# What you need to do:
In the entries below, repeat only the lines between those holding "Convert this chart to matplotlib code." and "plt.rcParams['font.family'] = ['DejaVu Sans']", inclusive. Leave pictures out.

|---|

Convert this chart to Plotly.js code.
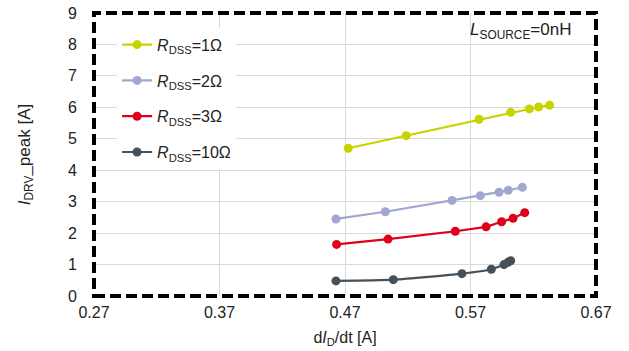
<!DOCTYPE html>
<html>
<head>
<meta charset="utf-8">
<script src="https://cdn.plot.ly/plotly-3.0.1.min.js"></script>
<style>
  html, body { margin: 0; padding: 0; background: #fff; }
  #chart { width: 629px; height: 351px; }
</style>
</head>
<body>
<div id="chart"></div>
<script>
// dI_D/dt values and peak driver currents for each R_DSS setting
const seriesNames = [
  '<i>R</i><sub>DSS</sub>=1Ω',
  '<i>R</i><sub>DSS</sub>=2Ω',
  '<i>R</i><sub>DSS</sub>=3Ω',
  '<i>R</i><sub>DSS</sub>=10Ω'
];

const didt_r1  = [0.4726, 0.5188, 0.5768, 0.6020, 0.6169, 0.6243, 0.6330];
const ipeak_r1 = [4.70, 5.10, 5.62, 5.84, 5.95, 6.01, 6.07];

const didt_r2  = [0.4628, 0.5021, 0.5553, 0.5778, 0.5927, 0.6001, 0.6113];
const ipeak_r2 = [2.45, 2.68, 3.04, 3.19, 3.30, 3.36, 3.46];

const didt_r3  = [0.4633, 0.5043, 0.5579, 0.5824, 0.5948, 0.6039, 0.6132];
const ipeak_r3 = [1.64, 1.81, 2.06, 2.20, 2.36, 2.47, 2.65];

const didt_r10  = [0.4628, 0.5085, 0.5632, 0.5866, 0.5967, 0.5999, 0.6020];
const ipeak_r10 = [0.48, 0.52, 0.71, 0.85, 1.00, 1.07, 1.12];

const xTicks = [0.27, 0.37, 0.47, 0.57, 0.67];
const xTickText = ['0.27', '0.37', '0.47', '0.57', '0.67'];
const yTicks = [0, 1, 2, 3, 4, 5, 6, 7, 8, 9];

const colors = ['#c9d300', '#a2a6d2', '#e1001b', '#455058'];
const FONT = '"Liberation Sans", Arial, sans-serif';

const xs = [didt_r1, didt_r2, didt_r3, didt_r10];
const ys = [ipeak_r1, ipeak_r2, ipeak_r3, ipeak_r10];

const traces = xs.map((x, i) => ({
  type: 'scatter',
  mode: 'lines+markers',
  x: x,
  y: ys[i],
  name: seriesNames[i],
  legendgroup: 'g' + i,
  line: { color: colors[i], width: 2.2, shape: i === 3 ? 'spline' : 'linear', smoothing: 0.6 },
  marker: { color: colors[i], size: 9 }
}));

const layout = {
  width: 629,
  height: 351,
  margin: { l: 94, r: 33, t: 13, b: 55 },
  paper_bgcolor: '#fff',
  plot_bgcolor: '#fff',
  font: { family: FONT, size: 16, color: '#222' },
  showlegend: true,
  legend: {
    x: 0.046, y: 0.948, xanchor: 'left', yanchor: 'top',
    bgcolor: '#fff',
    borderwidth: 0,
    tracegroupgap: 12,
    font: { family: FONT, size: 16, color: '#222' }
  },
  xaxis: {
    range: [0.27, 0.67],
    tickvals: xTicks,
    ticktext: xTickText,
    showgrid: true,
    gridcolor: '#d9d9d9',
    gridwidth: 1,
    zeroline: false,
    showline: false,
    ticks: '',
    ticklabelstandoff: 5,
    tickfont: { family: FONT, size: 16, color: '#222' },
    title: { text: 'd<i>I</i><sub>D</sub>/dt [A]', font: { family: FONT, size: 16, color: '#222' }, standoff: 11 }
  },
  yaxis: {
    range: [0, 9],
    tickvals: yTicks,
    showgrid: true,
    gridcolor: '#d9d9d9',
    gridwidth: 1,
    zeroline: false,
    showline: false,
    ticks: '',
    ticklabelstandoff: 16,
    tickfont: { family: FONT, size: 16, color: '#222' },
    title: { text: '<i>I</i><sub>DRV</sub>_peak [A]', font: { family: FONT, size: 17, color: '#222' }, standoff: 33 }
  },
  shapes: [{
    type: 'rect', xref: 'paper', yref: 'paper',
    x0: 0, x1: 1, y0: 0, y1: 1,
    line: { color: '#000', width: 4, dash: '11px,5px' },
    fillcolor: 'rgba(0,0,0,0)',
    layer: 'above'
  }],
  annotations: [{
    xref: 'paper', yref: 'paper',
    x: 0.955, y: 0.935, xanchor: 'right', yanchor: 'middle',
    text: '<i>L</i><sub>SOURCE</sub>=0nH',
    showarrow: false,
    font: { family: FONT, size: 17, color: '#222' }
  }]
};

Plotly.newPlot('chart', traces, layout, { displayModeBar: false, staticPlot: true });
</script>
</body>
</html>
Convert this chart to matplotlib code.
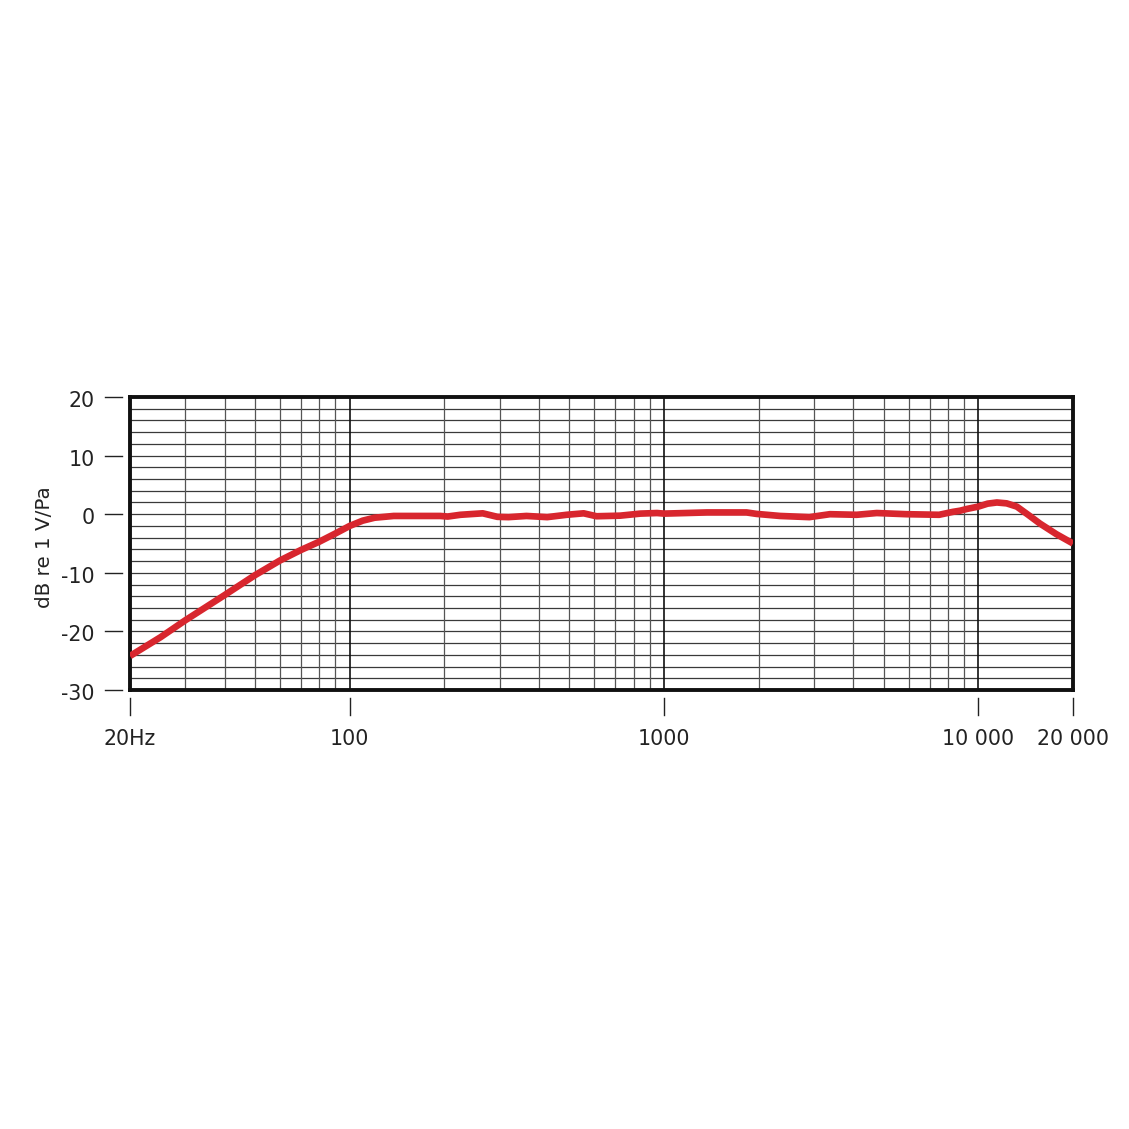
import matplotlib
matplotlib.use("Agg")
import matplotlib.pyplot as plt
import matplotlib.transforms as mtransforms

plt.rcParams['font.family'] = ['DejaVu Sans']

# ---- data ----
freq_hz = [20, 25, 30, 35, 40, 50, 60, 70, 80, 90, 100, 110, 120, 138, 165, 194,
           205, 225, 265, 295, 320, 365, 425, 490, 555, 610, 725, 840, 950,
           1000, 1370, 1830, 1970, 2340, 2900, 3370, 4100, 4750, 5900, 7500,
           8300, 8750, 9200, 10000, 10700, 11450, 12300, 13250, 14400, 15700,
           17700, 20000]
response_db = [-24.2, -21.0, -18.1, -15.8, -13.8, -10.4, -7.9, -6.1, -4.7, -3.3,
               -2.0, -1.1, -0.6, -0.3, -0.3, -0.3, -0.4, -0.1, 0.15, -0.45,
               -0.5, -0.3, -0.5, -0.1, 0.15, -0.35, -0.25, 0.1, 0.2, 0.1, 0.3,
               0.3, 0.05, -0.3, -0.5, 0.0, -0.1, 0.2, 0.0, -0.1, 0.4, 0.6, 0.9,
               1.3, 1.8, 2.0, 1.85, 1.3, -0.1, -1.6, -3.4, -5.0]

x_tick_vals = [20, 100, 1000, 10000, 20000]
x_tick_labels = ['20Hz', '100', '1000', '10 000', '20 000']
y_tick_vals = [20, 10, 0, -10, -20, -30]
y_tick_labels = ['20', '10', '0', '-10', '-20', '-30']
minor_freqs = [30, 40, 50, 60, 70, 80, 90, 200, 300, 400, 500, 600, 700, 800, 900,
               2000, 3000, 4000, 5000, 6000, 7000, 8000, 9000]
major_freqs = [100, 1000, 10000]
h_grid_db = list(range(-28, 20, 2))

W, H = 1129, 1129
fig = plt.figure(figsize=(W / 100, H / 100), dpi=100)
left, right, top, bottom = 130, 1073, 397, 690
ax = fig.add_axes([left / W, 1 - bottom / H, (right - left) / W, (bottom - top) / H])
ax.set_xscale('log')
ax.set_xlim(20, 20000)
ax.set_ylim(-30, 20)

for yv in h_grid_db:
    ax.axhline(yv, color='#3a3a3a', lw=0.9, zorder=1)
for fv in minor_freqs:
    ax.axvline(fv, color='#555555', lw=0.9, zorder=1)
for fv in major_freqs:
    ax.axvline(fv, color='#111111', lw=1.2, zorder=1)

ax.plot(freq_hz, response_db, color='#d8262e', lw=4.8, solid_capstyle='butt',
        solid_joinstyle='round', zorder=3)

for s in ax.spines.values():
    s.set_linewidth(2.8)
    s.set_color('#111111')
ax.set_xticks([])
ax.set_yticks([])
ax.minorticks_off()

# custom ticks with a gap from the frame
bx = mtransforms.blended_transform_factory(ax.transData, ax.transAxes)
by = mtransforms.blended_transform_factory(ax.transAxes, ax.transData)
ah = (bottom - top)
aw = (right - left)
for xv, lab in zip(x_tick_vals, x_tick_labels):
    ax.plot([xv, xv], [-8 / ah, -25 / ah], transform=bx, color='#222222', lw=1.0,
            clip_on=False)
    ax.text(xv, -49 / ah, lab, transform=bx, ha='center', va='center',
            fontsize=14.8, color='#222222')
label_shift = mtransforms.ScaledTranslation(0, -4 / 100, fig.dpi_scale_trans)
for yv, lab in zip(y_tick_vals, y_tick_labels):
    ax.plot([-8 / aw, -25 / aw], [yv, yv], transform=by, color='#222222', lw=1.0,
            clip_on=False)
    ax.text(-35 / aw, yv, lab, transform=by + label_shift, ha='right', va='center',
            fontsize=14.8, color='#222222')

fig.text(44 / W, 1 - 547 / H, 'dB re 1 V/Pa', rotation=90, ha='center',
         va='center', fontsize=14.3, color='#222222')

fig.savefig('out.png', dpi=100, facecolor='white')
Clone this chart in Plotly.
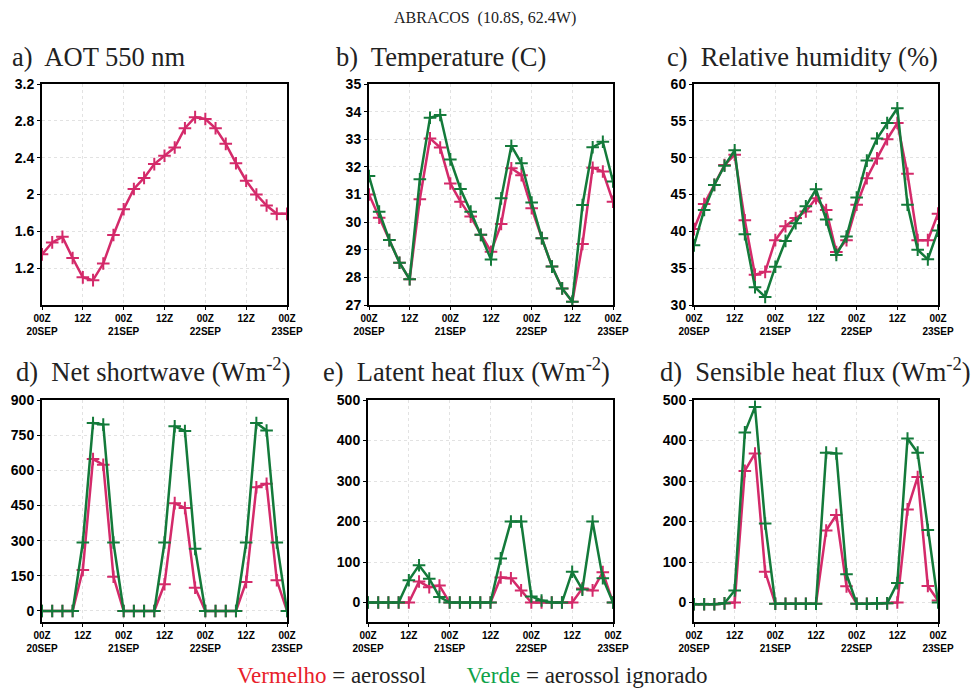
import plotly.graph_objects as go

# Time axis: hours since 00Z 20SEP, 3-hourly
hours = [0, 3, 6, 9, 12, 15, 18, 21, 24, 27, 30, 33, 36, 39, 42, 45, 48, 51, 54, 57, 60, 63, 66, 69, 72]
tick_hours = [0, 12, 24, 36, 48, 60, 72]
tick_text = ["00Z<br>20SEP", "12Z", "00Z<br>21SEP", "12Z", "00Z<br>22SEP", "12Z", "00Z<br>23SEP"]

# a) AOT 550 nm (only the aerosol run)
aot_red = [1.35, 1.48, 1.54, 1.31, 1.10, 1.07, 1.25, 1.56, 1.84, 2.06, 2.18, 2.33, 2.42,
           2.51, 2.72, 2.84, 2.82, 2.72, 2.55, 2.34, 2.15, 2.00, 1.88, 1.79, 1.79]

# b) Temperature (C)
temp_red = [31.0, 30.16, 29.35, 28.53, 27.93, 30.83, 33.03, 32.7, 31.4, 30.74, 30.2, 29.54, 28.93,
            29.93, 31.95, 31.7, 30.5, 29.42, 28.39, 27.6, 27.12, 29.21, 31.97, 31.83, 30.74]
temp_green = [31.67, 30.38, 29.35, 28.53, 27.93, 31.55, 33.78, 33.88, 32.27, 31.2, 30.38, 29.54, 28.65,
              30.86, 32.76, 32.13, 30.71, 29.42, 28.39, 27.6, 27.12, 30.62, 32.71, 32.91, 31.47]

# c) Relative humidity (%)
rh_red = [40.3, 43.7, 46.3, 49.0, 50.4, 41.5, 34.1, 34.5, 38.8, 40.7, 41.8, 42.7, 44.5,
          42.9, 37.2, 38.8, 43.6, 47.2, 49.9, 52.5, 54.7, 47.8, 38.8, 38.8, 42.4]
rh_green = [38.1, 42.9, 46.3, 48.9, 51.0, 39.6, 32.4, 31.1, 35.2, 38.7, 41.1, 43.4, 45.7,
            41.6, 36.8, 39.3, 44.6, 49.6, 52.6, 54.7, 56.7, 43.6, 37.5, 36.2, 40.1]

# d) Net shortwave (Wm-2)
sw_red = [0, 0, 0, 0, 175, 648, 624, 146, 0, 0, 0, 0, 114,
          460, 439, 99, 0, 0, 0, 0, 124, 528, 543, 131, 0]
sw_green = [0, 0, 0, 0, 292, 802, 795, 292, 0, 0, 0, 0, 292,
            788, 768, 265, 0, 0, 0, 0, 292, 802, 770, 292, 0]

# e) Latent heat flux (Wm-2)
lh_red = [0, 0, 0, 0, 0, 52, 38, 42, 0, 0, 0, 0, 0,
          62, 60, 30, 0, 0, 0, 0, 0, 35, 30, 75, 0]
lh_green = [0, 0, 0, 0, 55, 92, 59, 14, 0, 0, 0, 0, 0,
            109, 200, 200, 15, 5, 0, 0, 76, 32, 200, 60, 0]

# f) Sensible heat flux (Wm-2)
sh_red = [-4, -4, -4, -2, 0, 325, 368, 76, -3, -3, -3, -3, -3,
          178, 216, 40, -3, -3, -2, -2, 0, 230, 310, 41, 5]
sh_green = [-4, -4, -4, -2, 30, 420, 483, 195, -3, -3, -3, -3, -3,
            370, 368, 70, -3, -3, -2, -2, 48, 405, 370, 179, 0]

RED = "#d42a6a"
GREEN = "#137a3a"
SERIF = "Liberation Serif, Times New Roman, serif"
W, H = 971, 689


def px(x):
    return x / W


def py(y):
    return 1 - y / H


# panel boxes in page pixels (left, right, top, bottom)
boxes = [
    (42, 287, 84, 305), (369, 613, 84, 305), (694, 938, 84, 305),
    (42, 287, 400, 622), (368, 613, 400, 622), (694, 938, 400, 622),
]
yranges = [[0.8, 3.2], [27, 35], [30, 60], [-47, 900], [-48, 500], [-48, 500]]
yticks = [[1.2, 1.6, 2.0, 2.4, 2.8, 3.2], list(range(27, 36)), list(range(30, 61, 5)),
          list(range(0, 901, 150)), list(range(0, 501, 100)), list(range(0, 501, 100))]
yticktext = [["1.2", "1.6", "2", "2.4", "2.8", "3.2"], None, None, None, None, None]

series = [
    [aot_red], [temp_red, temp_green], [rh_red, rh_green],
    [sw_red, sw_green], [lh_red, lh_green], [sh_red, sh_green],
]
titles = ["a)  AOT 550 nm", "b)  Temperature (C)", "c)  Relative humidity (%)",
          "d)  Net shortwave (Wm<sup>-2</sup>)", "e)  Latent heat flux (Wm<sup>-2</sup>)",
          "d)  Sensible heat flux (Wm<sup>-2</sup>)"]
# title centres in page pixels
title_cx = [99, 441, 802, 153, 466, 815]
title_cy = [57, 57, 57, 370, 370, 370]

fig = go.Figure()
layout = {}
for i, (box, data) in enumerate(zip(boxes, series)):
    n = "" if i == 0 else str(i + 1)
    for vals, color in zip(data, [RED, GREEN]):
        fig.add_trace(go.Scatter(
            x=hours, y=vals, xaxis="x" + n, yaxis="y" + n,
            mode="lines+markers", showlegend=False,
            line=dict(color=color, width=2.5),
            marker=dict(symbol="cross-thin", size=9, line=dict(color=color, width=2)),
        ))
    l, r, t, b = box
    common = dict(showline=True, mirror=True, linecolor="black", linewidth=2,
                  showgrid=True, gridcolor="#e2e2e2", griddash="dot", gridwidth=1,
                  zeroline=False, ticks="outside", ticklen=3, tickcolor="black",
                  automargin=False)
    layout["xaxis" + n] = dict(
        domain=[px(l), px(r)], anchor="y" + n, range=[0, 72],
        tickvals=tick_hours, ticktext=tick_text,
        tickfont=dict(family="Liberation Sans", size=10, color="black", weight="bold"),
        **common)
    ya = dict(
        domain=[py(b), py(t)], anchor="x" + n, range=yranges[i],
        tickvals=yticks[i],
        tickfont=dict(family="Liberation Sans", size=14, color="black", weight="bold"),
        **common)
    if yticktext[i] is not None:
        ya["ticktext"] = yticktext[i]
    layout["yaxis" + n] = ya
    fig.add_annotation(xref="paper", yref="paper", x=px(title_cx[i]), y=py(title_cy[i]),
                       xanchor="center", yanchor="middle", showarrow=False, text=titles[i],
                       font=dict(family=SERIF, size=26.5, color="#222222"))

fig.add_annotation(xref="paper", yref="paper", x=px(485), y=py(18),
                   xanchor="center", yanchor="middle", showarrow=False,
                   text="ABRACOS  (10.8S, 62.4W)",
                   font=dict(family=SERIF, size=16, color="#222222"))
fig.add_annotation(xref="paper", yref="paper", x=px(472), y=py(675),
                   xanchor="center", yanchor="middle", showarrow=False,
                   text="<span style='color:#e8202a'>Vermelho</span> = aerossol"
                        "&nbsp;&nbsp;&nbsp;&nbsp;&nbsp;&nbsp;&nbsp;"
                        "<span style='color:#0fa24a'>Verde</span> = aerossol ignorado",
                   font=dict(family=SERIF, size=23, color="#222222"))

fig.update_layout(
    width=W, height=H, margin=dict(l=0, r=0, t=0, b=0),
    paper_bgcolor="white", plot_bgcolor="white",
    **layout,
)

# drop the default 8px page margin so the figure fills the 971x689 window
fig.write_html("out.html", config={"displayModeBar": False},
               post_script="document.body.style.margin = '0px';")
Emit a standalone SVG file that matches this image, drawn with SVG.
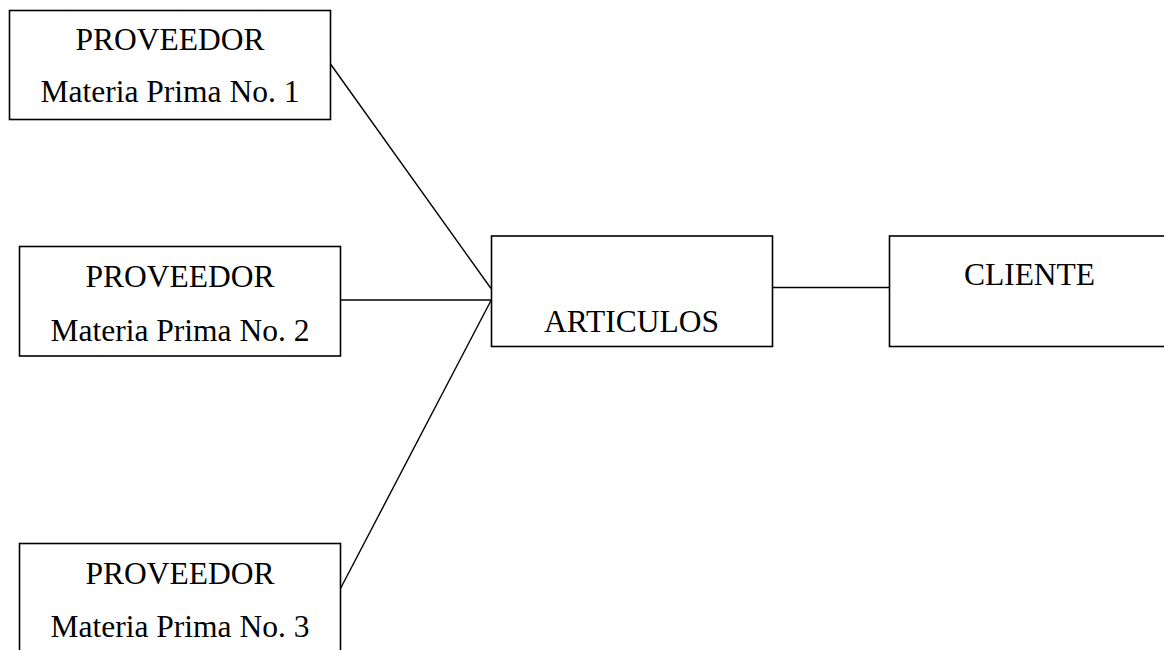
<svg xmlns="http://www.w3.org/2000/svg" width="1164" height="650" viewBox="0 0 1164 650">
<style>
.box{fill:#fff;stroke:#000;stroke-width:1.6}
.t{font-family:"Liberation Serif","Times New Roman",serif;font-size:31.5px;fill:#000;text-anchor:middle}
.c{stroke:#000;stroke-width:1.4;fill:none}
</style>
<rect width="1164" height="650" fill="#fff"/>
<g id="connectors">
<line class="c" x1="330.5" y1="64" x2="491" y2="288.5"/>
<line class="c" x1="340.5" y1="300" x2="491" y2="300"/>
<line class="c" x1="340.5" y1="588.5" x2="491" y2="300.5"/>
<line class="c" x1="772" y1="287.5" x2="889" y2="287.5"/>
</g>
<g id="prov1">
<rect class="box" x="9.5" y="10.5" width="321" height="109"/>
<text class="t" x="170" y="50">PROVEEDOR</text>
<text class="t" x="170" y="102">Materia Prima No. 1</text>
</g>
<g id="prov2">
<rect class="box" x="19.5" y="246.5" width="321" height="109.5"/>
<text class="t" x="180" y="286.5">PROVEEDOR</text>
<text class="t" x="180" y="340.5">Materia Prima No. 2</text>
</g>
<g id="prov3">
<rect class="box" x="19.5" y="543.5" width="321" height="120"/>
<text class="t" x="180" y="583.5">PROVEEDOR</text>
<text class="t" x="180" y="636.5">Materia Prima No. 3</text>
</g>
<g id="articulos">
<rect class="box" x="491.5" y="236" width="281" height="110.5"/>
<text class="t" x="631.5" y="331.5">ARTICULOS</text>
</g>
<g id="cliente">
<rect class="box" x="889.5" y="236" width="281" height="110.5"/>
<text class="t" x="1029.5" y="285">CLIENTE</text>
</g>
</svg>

|---|

# Answer to the exercise:
Convert this chart to matplotlib code.
import matplotlib
matplotlib.use("Agg")
import matplotlib.pyplot as plt
import matplotlib.transforms as mtransforms

plt.rcParams['font.family'] = ['DejaVu Sans']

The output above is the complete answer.